Written instruction: Omit pictures and quote the listing below line by line, from its start through the line that holds "24).text(d => d.data.v".

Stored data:
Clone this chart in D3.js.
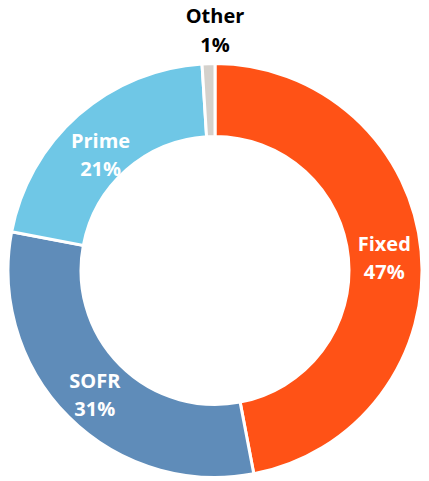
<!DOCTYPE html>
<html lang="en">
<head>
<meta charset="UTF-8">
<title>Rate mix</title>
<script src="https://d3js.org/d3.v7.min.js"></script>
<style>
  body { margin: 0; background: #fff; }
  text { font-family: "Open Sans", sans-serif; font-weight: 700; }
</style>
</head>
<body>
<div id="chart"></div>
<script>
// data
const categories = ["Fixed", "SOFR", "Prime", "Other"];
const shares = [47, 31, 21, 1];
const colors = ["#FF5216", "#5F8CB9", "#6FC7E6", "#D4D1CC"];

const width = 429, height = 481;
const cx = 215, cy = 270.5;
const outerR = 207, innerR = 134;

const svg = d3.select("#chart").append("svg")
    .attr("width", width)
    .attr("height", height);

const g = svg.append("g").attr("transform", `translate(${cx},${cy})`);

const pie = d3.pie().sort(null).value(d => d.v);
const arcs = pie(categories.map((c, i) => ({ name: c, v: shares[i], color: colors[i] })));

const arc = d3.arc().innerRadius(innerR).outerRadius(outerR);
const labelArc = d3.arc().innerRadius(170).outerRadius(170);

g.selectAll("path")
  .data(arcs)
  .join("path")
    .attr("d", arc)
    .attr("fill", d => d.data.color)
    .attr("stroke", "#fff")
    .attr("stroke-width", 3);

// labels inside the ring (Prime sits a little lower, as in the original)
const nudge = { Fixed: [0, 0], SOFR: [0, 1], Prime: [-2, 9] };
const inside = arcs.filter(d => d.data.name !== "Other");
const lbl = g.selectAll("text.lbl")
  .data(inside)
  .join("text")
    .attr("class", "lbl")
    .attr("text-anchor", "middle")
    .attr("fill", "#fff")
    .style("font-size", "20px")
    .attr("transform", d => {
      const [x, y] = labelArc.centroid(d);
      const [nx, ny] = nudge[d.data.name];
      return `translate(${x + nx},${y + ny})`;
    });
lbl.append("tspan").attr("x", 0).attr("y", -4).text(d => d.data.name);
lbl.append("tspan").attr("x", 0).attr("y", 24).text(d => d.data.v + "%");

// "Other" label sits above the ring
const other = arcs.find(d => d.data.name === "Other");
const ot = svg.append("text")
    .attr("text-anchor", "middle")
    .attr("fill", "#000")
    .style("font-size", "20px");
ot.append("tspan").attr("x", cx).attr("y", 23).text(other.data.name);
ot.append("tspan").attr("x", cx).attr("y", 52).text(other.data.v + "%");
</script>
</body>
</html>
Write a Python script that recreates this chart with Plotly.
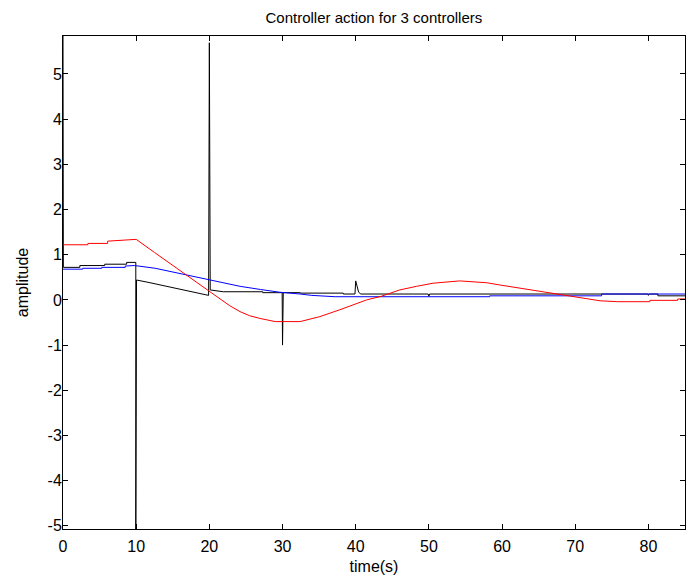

Written response:
Clone this chart in D3.js.
<!DOCTYPE html>
<html lang="en">
<head>
<meta charset="UTF-8">
<title>Rate mix</title>
<script src="https://d3js.org/d3.v7.min.js"></script>
<style>
  body { margin: 0; background: #fff; }
  text { font-family: "Open Sans", sans-serif; font-weight: 700; }
</style>
</head>
<body>
<div id="chart"></div>
<script>
// data
const categories = ["Fixed", "SOFR", "Prime", "Other"];
const shares = [47, 31, 21, 1];
const colors = ["#FF5216", "#5F8CB9", "#6FC7E6", "#D4D1CC"];

const width = 429, height = 481;
const cx = 215, cy = 270.5;
const outerR = 207, innerR = 134;

const svg = d3.select("#chart").append("svg")
    .attr("width", width)
    .attr("height", height);

const g = svg.append("g").attr("transform", `translate(${cx},${cy})`);

const pie = d3.pie().sort(null).value(d => d.v);
const arcs = pie(categories.map((c, i) => ({ name: c, v: shares[i], color: colors[i] })));

const arc = d3.arc().innerRadius(innerR).outerRadius(outerR);
const labelArc = d3.arc().innerRadius(170).outerRadius(170);

g.selectAll("path")
  .data(arcs)
  .join("path")
    .attr("d", arc)
    .attr("fill", d => d.data.color)
    .attr("stroke", "#fff")
    .attr("stroke-width", 3);

// labels inside the ring (Prime sits a little lower, as in the original)
const nudge = { Fixed: [0, 0], SOFR: [0, 1], Prime: [-2, 9] };
const inside = arcs.filter(d => d.data.name !== "Other");
const lbl = g.selectAll("text.lbl")
  .data(inside)
  .join("text")
    .attr("class", "lbl")
    .attr("text-anchor", "middle")
    .attr("fill", "#fff")
    .style("font-size", "20px")
    .attr("transform", d => {
      const [x, y] = labelArc.centroid(d);
      const [nx, ny] = nudge[d.data.name];
      return `translate(${x + nx},${y + ny})`;
    });
lbl.append("tspan").attr("x", 0).attr("y", -4).text(d => d.data.name);
lbl.append("tspan").attr("x", 0).attr("y", 24).text(d => d.data.v + "%");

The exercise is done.